Skip to main content

A set of variant file helper utilities built on top of bcftools and htslib.

Project description

bcf_extras

Test Status

Extra variant file helper utilities built on top of bcftools and htslib.

License

bcf_extras is licensed under GPLv3. See the license for more information.

Dependencies

The package requires that bcftools and htslib are installed on your operating system.

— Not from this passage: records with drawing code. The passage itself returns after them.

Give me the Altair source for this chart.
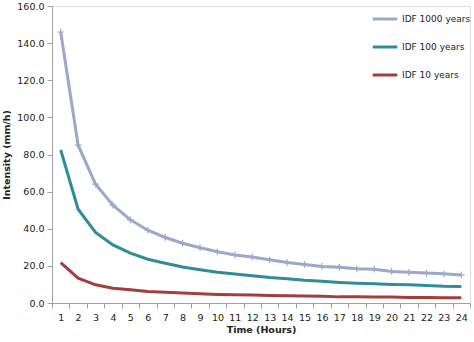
import altair as alt
import pandas as pd

hours = list(range(1, 25))
idf_1000 = [146.0, 85.0, 64.0, 52.7, 44.8, 39.2, 35.3, 32.2, 29.8, 27.6, 25.9, 24.8,
            23.3, 21.8, 20.8, 19.7, 19.3, 18.4, 18.2, 17.0, 16.5, 16.1, 15.7, 15.1]
idf_100 = [82.4, 50.5, 38.0, 31.3, 26.9, 23.6, 21.4, 19.4, 17.9, 16.6, 15.6, 14.7,
           13.7, 13.0, 12.2, 11.7, 11.1, 10.7, 10.4, 10.0, 9.8, 9.4, 9.0, 8.9]
idf_10 = [21.8, 13.4, 9.8, 8.0, 7.1, 6.2, 5.8, 5.4, 5.0, 4.6, 4.4, 4.3,
          4.1, 3.9, 3.8, 3.7, 3.3, 3.3, 3.2, 3.2, 2.9, 2.9, 2.8, 2.8]
series = ["IDF 1000 years", "IDF 100 years", "IDF 10 years"]
colors = ["#9BA8CA", "#2F8C98", "#A23F3D"]
y_ticks = [0, 20, 40, 60, 80, 100, 120, 140, 160]

rows = []
for name, vals in zip(series, [idf_1000, idf_100, idf_10]):
    for h, v in zip(hours, vals):
        rows.append({"Hour": h, "Intensity": v, "Series": name})
df = pd.DataFrame(rows)

FONT = "DejaVu Sans"

x = alt.X("Hour:O", title="Time (Hours)",
          scale=alt.Scale(paddingInner=0, paddingOuter=0),
          axis=alt.Axis(labelAngle=0, tickBand="extent", labelFontSize=9.5,
                        labelFont=FONT, labelColor="#222", titleFont=FONT,
                        titleFontSize=9.5, titleFontWeight="bold", titleColor="#222",
                        domainColor="#A0A0A0", tickColor="#A0A0A0", tickSize=5,
                        labelPadding=4, titlePadding=3, grid=False))
y = alt.Y("Intensity:Q", title="Intensity  (mm/h)",
          scale=alt.Scale(domain=[0, 160], nice=False),
          axis=alt.Axis(values=y_ticks, format=".1f", labelFontSize=9.5,
                        labelFont=FONT, labelColor="#222", titleFont=FONT,
                        titleFontSize=9.5, titleFontWeight="bold", titleColor="#222",
                        domainColor="#A0A0A0", tickColor="#A0A0A0", tickSize=5,
                        labelPadding=3, titlePadding=5, grid=False))
color = alt.Color("Series:N", scale=alt.Scale(domain=series, range=colors),
                  legend=alt.Legend(title=None, orient="none", legendX=319, legendY=-1,
                                    symbolType="stroke", symbolSize=600,
                                    symbolStrokeWidth=3, labelFontSize=9,
                                    labelFont=FONT, labelColor="#222",
                                    rowPadding=8, labelOffset=3))

lines = alt.Chart(df).mark_line(strokeWidth=3).encode(x=x, y=y, color=color)
marks = alt.Chart(df[df["Series"] == "IDF 1000 years"]).mark_point(
    shape="M-1,0L1,0M0,-1L0,1", size=45, strokeWidth=1.2, filled=False,
    color="#9BA8CA", opacity=1
).encode(x=x, y=y)

chart = alt.layer(lines, marks).properties(
    width=418, height=297,
    autosize=alt.AutoSizeParams(type="none"),
    padding={"left": 52, "top": 6, "right": 4, "bottom": 39},
).configure_view(stroke=None).configure(background="white")

chart.save("out.html", embed_options={"renderer": "svg", "actions": False})
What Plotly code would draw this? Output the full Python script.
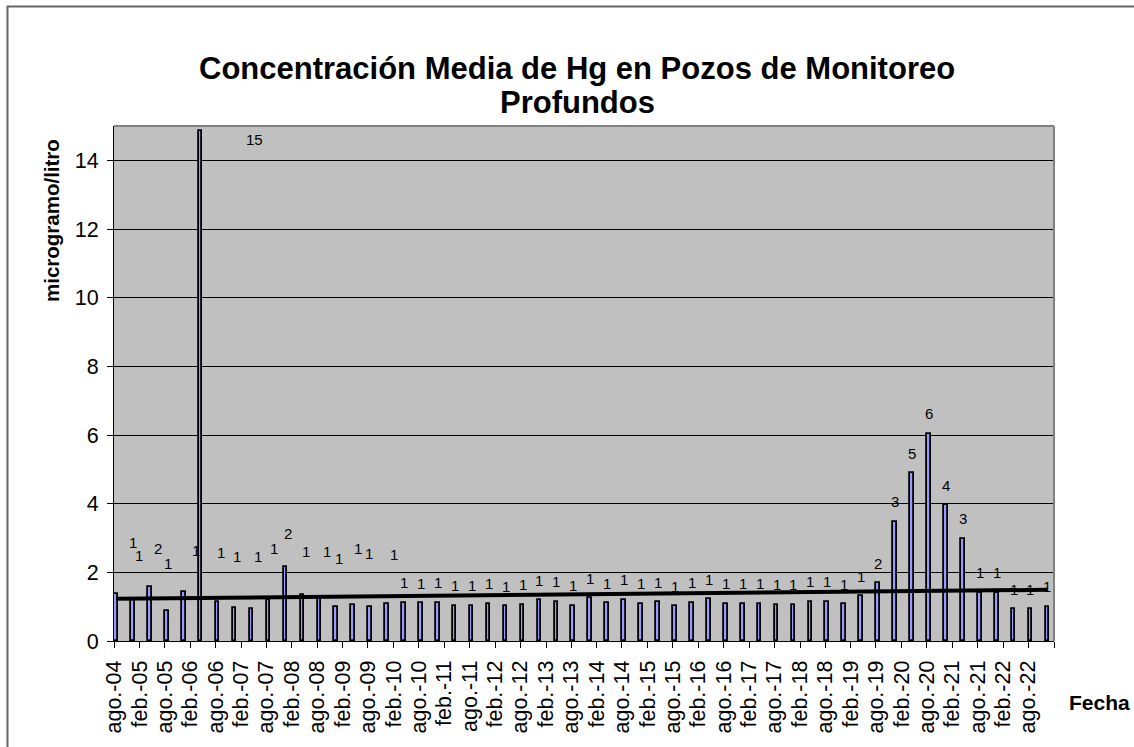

For the str extra, TRtools is required as a pip dependency. This should be handled automatically upon installation, but I have encountered installation issues before (especially when copies of htslib interfere with one another.) Feel free to file an issue to ask about this.

Installation

One can use pip to install either the base bcf-extras or bcf-extras[str], which has additional dependencies and adds some more utilities related to STR calling.

pip install bcf-extras
# or
pip install bcf-extras[str]

What's Included (Base)

copy-compress-index

Creates .vcf.gz files with a corresponding tabix indices from one or more VCFs, sorting the VCFs if necessary.

For example, the following would generate sample-1.vcf.gz and sample-1.vcf.gz.tbi:

bcf-extras copy-compress-index sample-1.vcf

add-header-lines

Adds header lines from a text file to a particular position in the VCF header. Useful for e.g. inserting missing ##contig lines to a bunch of VCFs at once (taking advantage of this + something like GNU parallel.)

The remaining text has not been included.